- Rasa Smite
- Gary Zhexi Zhang
- TR 9:30-12:30
This introduction to sound creation will include lessons on acoustic space explorations, radio experiments, environmental sound recordings, immersiveness of sound, and data sonification.
Sound is a powerful force in organizing space; it is sound not visuals that mark dramatic shifts from one world to another. Technologies for sound creation have changed over time from analogue to digital, from waves to data, but the physical acoustic properties remain the same. What we hear can be very different from what we see. Sound is capable of simultaneity and non-linearity. It surrounds and immerses us, but above all, it resonates, allowing things to respond to each other in non-linear ways. Acoustic vibrations resonate inside the body, creating different emotions, pleasure, or fears. Sound helps to expand our external world too – the urban environment, nature, outer space. Scientists and artists listen to the universe, and radio signals radiate far beyond our planet after transmission.

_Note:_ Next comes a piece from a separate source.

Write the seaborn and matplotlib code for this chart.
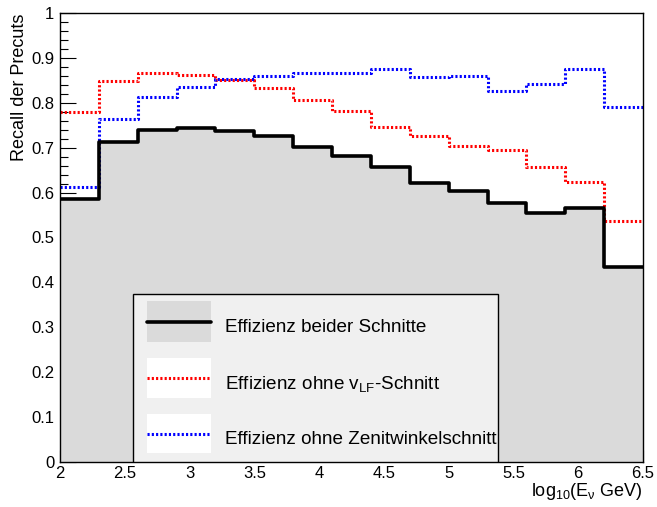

Environmental sound and nature radio listening have a long history. Radio was heard before it was invented: Thomas Watson using Bell telephone in Boston (1876) received radio signals from nature and outer space. At MIT, for example, composer and artist Maryanne Amacher created a storm soundtrack for John Cage’s multimedia “Lecture on the Weather” (1976). This spring, to celebrate CAVS 50th at MIT, in collaboration with students of this class, we will be setting up Swamp Radio, using it as an experimental platform for this class. Students will cooperate and exchange ideas with other guest lecturers and faculty who will contribute to the development of group and individual projects.
As a result of this class, students will develop a site-specific sound installation, sonic intervention or an immersive sound environment, or a theory, performance, field radio, audio composition, or data sonification. Two or three of the best artworks will be invited to be a part of the “Swamp Pavillion” project, to be shown at the Venice Architecture Biennale, 2018.